--- SHORT TASK ---
Across the material below, how many lines contain the word "matplotlib"? Give only the number.

--- RECORDS SUPPLIED ---

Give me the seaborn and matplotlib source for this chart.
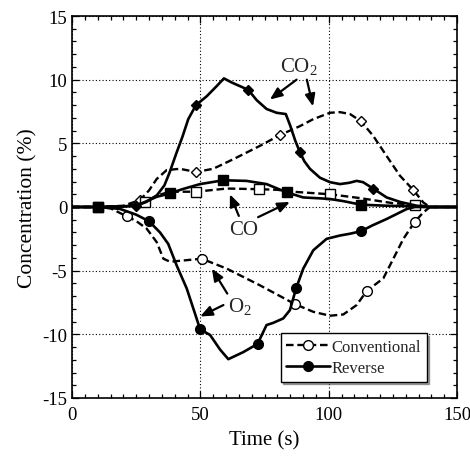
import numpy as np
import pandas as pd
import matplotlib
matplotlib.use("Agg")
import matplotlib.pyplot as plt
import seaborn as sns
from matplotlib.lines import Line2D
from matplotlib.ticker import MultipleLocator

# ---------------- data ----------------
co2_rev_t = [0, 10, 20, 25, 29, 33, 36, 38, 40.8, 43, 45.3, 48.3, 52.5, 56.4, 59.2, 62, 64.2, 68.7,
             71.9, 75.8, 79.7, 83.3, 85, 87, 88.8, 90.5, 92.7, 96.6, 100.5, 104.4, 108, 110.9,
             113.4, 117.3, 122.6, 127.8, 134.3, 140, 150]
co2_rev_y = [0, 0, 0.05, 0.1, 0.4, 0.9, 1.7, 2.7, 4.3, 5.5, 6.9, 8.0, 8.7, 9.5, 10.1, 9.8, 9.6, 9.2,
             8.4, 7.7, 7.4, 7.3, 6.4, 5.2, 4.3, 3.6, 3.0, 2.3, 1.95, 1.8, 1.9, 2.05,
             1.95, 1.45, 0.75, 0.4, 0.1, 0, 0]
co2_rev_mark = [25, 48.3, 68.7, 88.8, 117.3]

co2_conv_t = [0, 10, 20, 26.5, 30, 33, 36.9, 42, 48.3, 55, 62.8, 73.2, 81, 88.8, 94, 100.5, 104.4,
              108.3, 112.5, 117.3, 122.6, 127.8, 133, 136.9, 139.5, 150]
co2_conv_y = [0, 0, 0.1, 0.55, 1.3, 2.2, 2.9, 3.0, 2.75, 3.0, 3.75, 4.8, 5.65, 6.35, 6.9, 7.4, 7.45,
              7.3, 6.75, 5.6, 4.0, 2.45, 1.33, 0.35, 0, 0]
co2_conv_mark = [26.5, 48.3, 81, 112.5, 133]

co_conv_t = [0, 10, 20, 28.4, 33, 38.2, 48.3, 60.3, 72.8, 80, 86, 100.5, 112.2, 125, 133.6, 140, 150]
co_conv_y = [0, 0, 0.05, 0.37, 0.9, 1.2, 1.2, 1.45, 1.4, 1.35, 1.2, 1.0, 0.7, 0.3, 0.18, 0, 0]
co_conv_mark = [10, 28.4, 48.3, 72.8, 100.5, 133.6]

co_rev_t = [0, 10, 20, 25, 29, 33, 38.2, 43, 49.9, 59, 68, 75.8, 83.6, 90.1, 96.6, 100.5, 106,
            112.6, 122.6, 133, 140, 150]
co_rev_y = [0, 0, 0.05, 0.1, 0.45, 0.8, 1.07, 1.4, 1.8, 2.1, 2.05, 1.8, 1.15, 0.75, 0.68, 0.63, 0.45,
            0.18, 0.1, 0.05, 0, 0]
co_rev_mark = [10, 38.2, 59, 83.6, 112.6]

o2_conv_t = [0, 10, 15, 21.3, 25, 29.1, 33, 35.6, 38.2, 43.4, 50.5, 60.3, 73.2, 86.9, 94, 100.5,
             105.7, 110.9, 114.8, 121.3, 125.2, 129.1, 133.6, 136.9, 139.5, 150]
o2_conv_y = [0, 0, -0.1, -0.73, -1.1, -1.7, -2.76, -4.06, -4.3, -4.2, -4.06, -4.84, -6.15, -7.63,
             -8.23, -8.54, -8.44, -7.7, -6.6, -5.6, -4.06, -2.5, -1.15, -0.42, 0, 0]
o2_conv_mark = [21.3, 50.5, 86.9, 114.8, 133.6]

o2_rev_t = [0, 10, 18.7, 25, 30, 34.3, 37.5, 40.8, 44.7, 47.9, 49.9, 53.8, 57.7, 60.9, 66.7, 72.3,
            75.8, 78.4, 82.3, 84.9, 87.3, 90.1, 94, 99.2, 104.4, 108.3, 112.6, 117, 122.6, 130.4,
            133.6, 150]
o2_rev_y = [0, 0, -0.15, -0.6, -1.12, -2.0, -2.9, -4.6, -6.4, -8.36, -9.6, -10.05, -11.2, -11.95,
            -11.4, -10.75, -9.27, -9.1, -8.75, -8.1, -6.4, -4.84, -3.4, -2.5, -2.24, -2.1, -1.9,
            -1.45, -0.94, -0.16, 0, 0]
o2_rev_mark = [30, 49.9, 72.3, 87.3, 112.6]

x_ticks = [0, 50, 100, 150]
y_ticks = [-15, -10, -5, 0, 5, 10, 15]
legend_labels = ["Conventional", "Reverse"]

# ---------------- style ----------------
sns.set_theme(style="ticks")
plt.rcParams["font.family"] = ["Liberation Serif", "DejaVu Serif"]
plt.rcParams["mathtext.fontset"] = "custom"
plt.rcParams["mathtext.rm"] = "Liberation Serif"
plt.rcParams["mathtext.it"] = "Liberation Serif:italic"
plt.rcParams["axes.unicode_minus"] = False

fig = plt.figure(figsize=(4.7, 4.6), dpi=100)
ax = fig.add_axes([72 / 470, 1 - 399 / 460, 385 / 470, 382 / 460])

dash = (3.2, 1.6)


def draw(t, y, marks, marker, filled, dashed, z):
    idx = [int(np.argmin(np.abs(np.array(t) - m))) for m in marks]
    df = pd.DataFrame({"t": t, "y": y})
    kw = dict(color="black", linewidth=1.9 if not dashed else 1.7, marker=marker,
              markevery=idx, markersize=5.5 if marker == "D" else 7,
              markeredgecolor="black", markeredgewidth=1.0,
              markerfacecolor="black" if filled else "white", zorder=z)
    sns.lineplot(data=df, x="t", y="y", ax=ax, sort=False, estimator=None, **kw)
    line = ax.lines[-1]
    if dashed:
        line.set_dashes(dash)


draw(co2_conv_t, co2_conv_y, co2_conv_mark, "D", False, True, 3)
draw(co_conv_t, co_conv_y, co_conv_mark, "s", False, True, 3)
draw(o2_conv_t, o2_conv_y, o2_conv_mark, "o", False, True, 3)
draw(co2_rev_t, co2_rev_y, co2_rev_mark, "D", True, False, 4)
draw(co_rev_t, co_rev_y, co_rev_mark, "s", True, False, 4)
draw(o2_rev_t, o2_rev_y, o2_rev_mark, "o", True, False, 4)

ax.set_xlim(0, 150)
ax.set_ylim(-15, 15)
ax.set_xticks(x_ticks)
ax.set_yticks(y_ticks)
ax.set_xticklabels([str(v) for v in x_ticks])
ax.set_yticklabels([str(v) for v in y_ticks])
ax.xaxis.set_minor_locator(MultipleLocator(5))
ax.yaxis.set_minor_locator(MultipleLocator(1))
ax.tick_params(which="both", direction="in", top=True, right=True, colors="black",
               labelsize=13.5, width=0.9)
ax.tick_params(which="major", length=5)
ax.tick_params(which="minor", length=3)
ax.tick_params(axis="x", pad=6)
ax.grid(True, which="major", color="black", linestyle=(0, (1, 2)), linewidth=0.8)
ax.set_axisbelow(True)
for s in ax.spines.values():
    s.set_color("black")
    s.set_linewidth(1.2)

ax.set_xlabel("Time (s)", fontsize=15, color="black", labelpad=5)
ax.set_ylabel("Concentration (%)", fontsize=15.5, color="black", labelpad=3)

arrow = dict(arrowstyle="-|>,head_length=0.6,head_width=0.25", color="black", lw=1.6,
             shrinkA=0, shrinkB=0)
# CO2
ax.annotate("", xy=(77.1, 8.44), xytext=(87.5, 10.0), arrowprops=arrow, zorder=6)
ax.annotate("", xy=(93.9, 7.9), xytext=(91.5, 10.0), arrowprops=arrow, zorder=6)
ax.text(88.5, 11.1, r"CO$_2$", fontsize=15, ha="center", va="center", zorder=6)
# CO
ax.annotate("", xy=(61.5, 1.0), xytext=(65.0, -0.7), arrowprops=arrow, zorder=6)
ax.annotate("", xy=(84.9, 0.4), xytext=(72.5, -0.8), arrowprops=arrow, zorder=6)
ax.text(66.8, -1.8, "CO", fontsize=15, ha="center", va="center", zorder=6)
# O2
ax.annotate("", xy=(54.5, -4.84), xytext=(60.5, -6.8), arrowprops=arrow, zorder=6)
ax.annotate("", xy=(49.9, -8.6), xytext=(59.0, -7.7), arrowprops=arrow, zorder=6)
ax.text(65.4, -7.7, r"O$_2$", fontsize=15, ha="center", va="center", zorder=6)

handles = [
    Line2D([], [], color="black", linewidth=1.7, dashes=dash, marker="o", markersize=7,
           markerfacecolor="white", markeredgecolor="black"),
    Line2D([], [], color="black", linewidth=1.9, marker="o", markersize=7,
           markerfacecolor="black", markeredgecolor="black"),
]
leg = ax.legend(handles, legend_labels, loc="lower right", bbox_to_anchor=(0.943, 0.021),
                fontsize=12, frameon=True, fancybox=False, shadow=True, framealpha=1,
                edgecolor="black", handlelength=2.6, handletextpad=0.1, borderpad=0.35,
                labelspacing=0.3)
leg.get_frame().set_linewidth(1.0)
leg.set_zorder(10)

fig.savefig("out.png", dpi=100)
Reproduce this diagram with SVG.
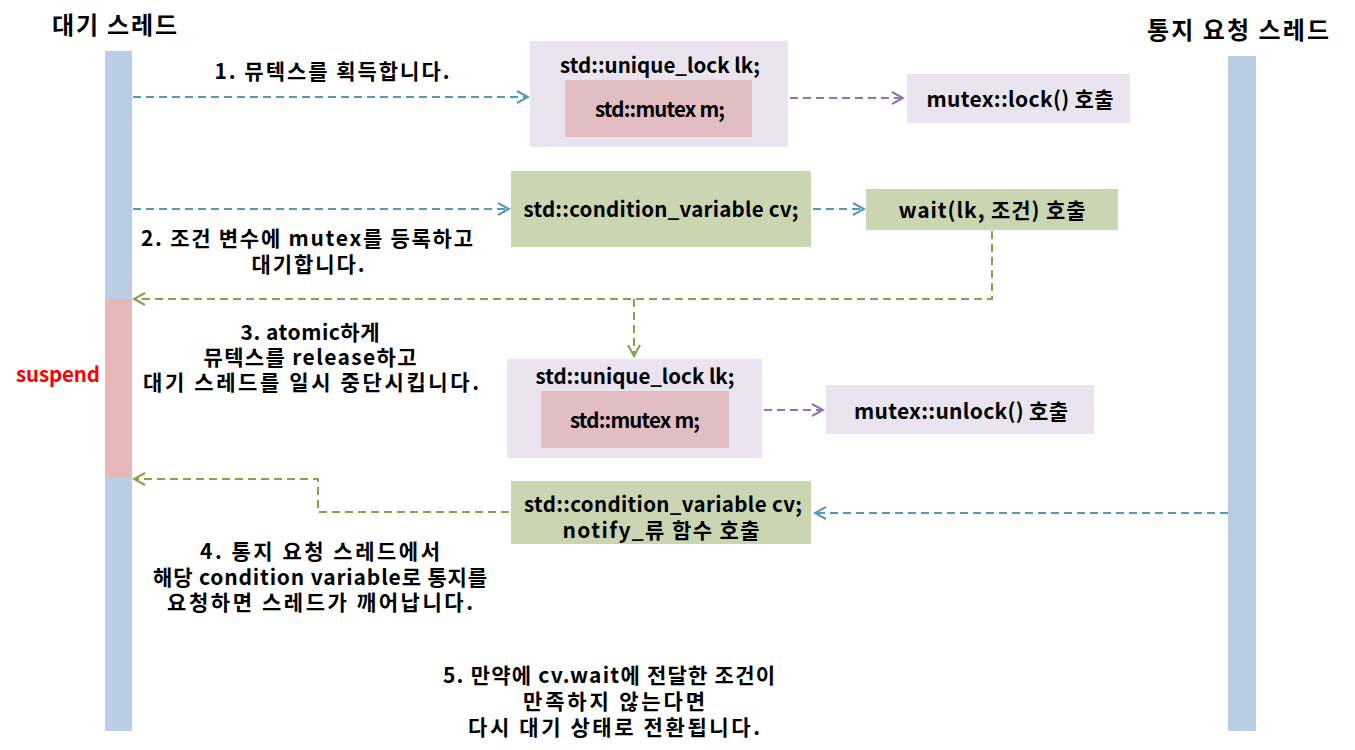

--- EXERCISE OUTPUT ---
6